O Mindar é uma das ofertas da endeusada tecnologia, provendo suporte psicológico ao aspecto humano da crença. Bom para a mente? Sim. E para o corpo há outros caminhos também.

Muitas pessoas creem, torcem e provavelmente já imaginaram sua vez de tornar-se um super-humano, resistente aos riscos que colocam a coexistência humana em cheque: mudanças climáticas, vírus de alta adaptabilidade… Enfim, esse sci-fi que achávamos que demoraria a chegar.

O transumanismo é uma teoria sobre o futuro, baseada na premissa de que a vida humana em sua forma atual não representa o fim de nosso desenvolvimento, mas sim uma fase comparativamente inicial. Através da tecnologia, é proposto um update à existência humana, incrementando funções motoras, cognitivas e sensoriais para o que se entenderia pela próxima etapa da vida humana no planeta. Podemos pensar diretamente que a teoria do transumanismo é atrativa pela possibilidade de não morrermos mais, e muitas pessoas acabam se agarrando a isso. Mas de forma geral, faz-se necessário mais conversas sobre a questão; em um passado não muito distante, mostramos não estarmos prontos para assumir a responsabilidade de arquitetar populações.

Propostas de mudança

A Geração Z tem como uma de suas principais premissas a preocupação com o que se consome.

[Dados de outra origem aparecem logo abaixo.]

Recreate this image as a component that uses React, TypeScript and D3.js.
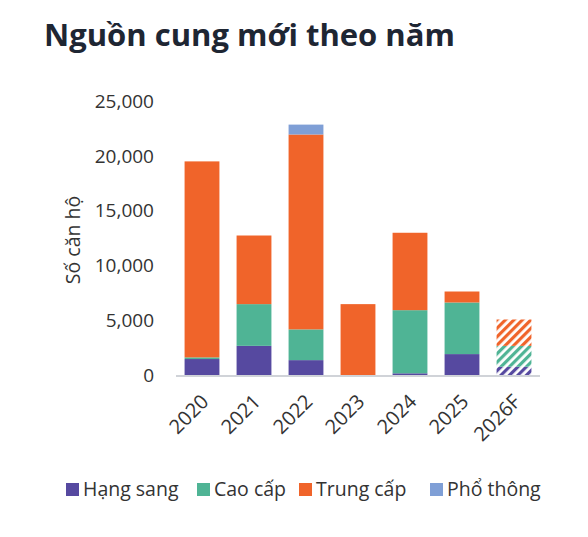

E, como já mencionamos no artigo, é uma geração que retoma o diálogo religioso interrompido pelos Millennials. Portanto, é necessário que as religiões entendam as novas demandas da geração para oferecerem experiências, conteúdo e símbolos alinhados a esse público.

A corrente filosófica de maior aderência no mundo ocidental, o cristianismo, respondeu de forma equivalente. O escritório de design da Alabaster.Co, sediado na Califórnia, vem desde 2016 redesenhando a identidade visual de diversos livros cristãos, inclusive os best-sellers que atravessaram décadas — as escrituras da Bíblia Sagrada.

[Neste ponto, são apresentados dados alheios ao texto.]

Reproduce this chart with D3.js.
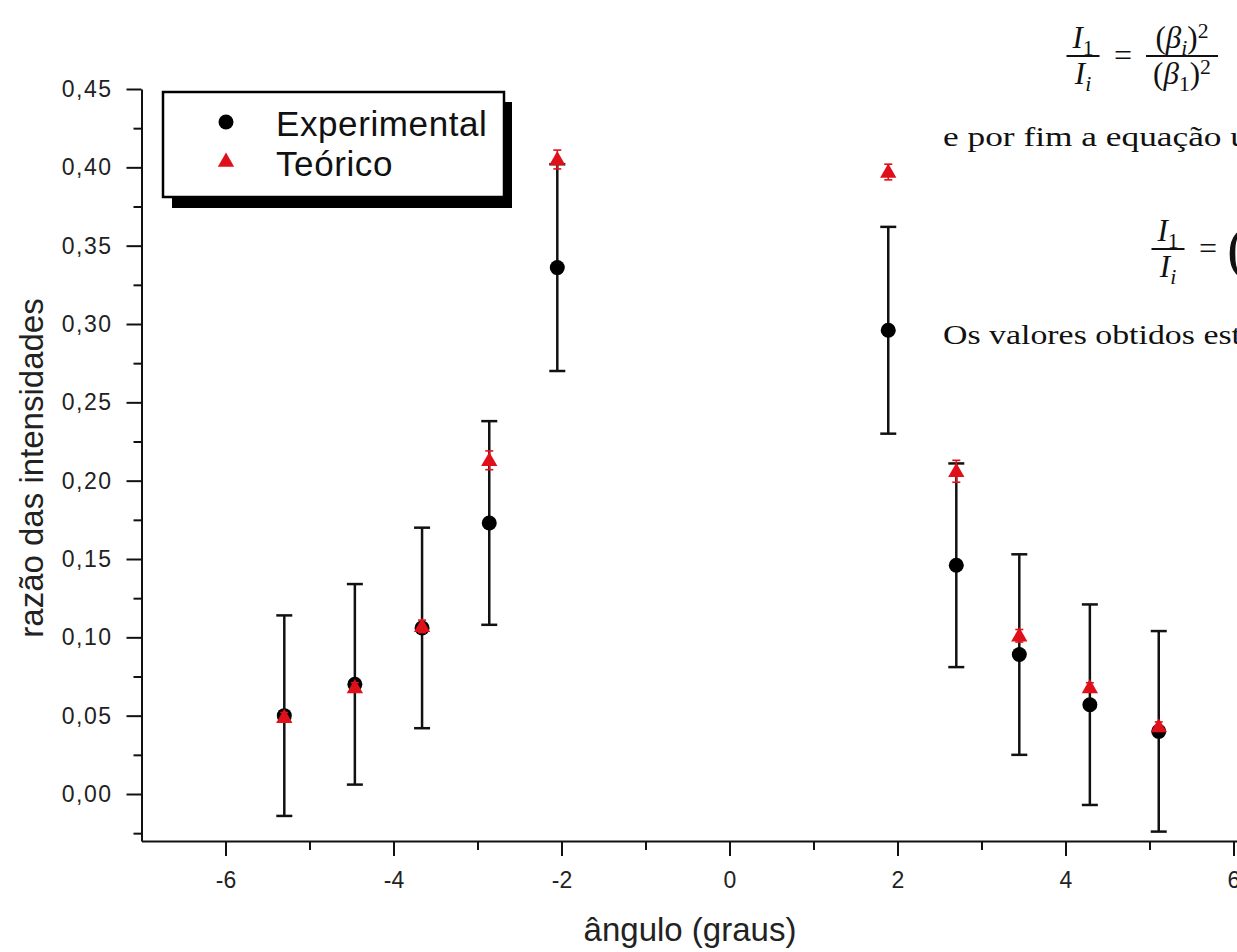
<!DOCTYPE html>
<html>
<head>
<meta charset="utf-8">
<script src="https://cdn.jsdelivr.net/npm/d3@7"></script>
<style>
  body { margin: 0; background: #fff; }
  svg { display: block; }
</style>
</head>
<body>
<script>
// Angle (degrees) of each measured order
const angles = [-5.30, -4.46, -3.66, -2.86, -2.05, 1.89, 2.70, 3.45, 4.29, 5.11];
// Measured intensity ratio and its uncertainty
const experimental    = [0.050, 0.070, 0.106, 0.173, 0.336, 0.296, 0.146, 0.089, 0.057, 0.040];
const experimentalErr = [0.064, 0.064, 0.064, 0.065, 0.066, 0.066, 0.065, 0.064, 0.064, 0.064];
// Predicted intensity ratio and its (small) uncertainty
const theoretical    = [0.049, 0.068, 0.107, 0.213, 0.405, 0.397, 0.206, 0.101, 0.068, 0.043];
const theoreticalErr = [0.003, 0.003, 0.004, 0.006, 0.006, 0.005, 0.007, 0.004, 0.003, 0.003];

const xTicks = [-6, -4, -2, 0, 2, 4, 6];
const xTickLabels = ["-6", "-4", "-2", "0", "2", "4", "6"];
const xMinorTicks = [-5, -3, -1, 1, 3, 5];
const yTicks = [0, 0.05, 0.10, 0.15, 0.20, 0.25, 0.30, 0.35, 0.40, 0.45];
const yTickLabels = ["0,00", "0,05", "0,10", "0,15", "0,20", "0,25", "0,30", "0,35", "0,40", "0,45"];
const yMinorTicks = [-0.025, 0.025, 0.075, 0.125, 0.175, 0.225, 0.275, 0.325, 0.375, 0.425];
const legendLabels = ["Experimental", "Teórico"];
const xTitle = "ângulo (graus)";
const yTitle = "razão das intensidades";

const W = 1237, H = 952;
const RED = "#e0101a";
const SANS = "'Liberation Sans', Arial, sans-serif";
const SERIF = "'Liberation Serif', 'Times New Roman', serif";

const svg = d3.select("body").append("svg")
  .attr("width", W).attr("height", H)
  .attr("viewBox", `0 0 ${W} ${H}`);
svg.append("rect").attr("width", W).attr("height", H).attr("fill", "#fff");

const x = d3.scaleLinear().domain([-7, 7]).range([141.5, 1317.5]);
const y = d3.scaleLinear().domain([-0.03, 0.45]).range([841, 89]);

// ---- axes ----
function styleAxis(g) {
  g.selectAll("path, line").attr("stroke", "#111").attr("stroke-width", 2);
  g.selectAll("text").attr("fill", "#222").style("font-family", SANS).style("font-size", "23px");
}

const yAxisG = svg.append("g").attr("transform", `translate(${x(-7)},0)`)
  .call(d3.axisLeft(y).tickValues(yTicks).tickFormat((d, i) => yTickLabels[i])
    .tickSize(15).tickSizeOuter(0).tickPadding(14));
styleAxis(yAxisG);
yAxisG.selectAll("text").attr("letter-spacing", "1.5px");

svg.append("g").attr("transform", `translate(${x(-7)},0)`)
  .call(d3.axisLeft(y).tickValues(yMinorTicks).tickFormat("").tickSize(8))
  .call(g => g.select(".domain").remove())
  .call(styleAxis);

const xAxisG = svg.append("g").attr("transform", `translate(0,${y(-0.03)})`)
  .call(d3.axisBottom(x).tickValues(xTicks).tickFormat((d, i) => xTickLabels[i])
    .tickSize(15).tickSizeOuter(0).tickPadding(16));
styleAxis(xAxisG);

svg.append("g").attr("transform", `translate(0,${y(-0.03)})`)
  .call(d3.axisBottom(x).tickValues(xMinorTicks).tickFormat("").tickSize(9))
  .call(g => g.select(".domain").remove())
  .call(styleAxis);

// ---- axis titles ----
svg.append("text")
  .attr("x", 690).attr("y", 941)
  .attr("text-anchor", "middle")
  .style("font-family", SANS).style("font-size", "33px").attr("fill", "#222")
  .text(xTitle);

svg.append("text")
  .attr("transform", `translate(43,${(y(0.45) + y(-0.03)) / 2 + 3}) rotate(-90)`)
  .attr("text-anchor", "middle")
  .style("font-family", SANS).style("font-size", "33px").attr("fill", "#222")
  .text(yTitle);

// ---- error bars ----
const rows = angles.map((a, i) => ({
  a, e: experimental[i], de: experimentalErr[i], t: theoretical[i], dt: theoreticalErr[i]
}));

function errorBars(g, val, err, color, width, cap) {
  const eb = g.selectAll("g").data(rows).join("g");
  eb.append("line")
    .attr("x1", d => x(d.a)).attr("x2", d => x(d.a))
    .attr("y1", d => y(d[val] - d[err])).attr("y2", d => y(d[val] + d[err]))
    .attr("stroke", color).attr("stroke-width", width);
  [-1, 1].forEach(s => {
    eb.append("line")
      .attr("x1", d => x(d.a) - cap / 2).attr("x2", d => x(d.a) + cap / 2)
      .attr("y1", d => y(d[val] + s * d[err])).attr("y2", d => y(d[val] + s * d[err]))
      .attr("stroke", color).attr("stroke-width", width);
  });
}
errorBars(svg.append("g"), "e", "de", "#111", 2.5, 16);

// ---- markers ----
const tri = d3.symbol().type(d3.symbolTriangle).size(115);

svg.append("g").selectAll("circle").data(rows).join("circle")
  .attr("cx", d => x(d.a)).attr("cy", d => y(d.e)).attr("r", 7.5)
  .attr("fill", "#000");

errorBars(svg.append("g"), "t", "dt", RED, 1.6, 8);

svg.append("g").selectAll("path").data(rows).join("path")
  .attr("d", tri)
  .attr("transform", d => `translate(${x(d.a)},${y(d.t) + 1})`)
  .attr("fill", RED);

// ---- legend ----
const lg = svg.append("g");
lg.append("rect").attr("x", 172).attr("y", 102).attr("width", 340).attr("height", 106).attr("fill", "#000");
lg.append("rect").attr("x", 163).attr("y", 92).attr("width", 341).attr("height", 105)
  .attr("fill", "#fff").attr("stroke", "#000").attr("stroke-width", 2.5);
lg.append("circle").attr("cx", 226).attr("cy", 122).attr("r", 7.5).attr("fill", "#000");
lg.append("path").attr("d", tri).attr("transform", "translate(226,162)").attr("fill", RED);
legendLabels.forEach((t, i) => {
  lg.append("text").attr("x", 276).attr("y", 136 + i * 40)
    .style("font-family", SANS).style("font-size", "35px").attr("fill", "#111")
    .attr("letter-spacing", "0.6px")
    .text(t);
});

// ---- surrounding document text ----
const doc = svg.append("g").style("font-family", SERIF).attr("fill", "#111");

function frac(g, cx, barY, barW, num, den, size) {
  g.append("line").attr("x1", cx - barW / 2).attr("x2", cx + barW / 2)
    .attr("y1", barY).attr("y2", barY).attr("stroke", "#111").attr("stroke-width", 1.8);
  [[num, barY - 8], [den, barY + 28]].forEach(([parts, by]) => {
    const t = g.append("text").attr("x", cx).attr("y", by).attr("text-anchor", "middle")
      .style("font-size", size + "px");
    parts.forEach(p => {
      const s = t.append("tspan").text(p.t);
      if (p.it) s.style("font-style", "italic");
      if (p.sub) s.attr("baseline-shift", "-30%").style("font-size", (size * 0.7) + "px");
      if (p.sup) s.attr("baseline-shift", "45%").style("font-size", (size * 0.7) + "px");
    });
  });
}

// I1/Ii = (βi)^2/(β1)^2
frac(doc, 1083, 56, 33, [{t: "I", it: true}, {t: "1", sub: true}], [{t: "I", it: true}, {t: "i", it: true, sub: true}], 31);
doc.append("text").attr("x", 1123).attr("y", 66).attr("text-anchor", "middle").style("font-size", "32px").text("=");
frac(doc, 1182, 56, 72,
  [{t: "("}, {t: "β", it: true}, {t: "i", it: true, sub: true}, {t: ")"}, {t: "2", sup: true}],
  [{t: "("}, {t: "β", it: true}, {t: "1", sub: true}, {t: ")"}, {t: "2", sup: true}], 31);

doc.append("text").attr("x", 943).attr("y", 146)
  .attr("textLength", 305).attr("lengthAdjust", "spacingAndGlyphs")
  .style("font-size", "28px").text("e por fim a equação u");

frac(doc, 1168, 249, 33, [{t: "I", it: true}, {t: "1", sub: true}], [{t: "I", it: true}, {t: "i", it: true, sub: true}], 31);
doc.append("text").attr("x", 1208).attr("y", 259).attr("text-anchor", "middle").style("font-size", "32px").text("=");
doc.append("text").attr("x", 1227).attr("y", 268).style("font-size", "60px").text("(");

doc.append("text").attr("x", 943).attr("y", 344)
  .attr("textLength", 298).attr("lengthAdjust", "spacingAndGlyphs")
  .style("font-size", "28px").text("Os valores obtidos est");
</script>
</body>
</html>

Atenuando as barreiras entre uma identidade visual leve, espontânea e atraente aos jovens e aquela talvez mais carregada de tradição dentre os símbolos, os profissionais criativos aplicam estética contemporânea e “instagramável” às escrituras, em uma tentativa de tornar o cristianismo mais cool para a Geração Z. Religião é conteúdo, mas também é forma, e a transformação de ambos os elementos é essencial para a renovação e sobrevivência das tradições religiosas.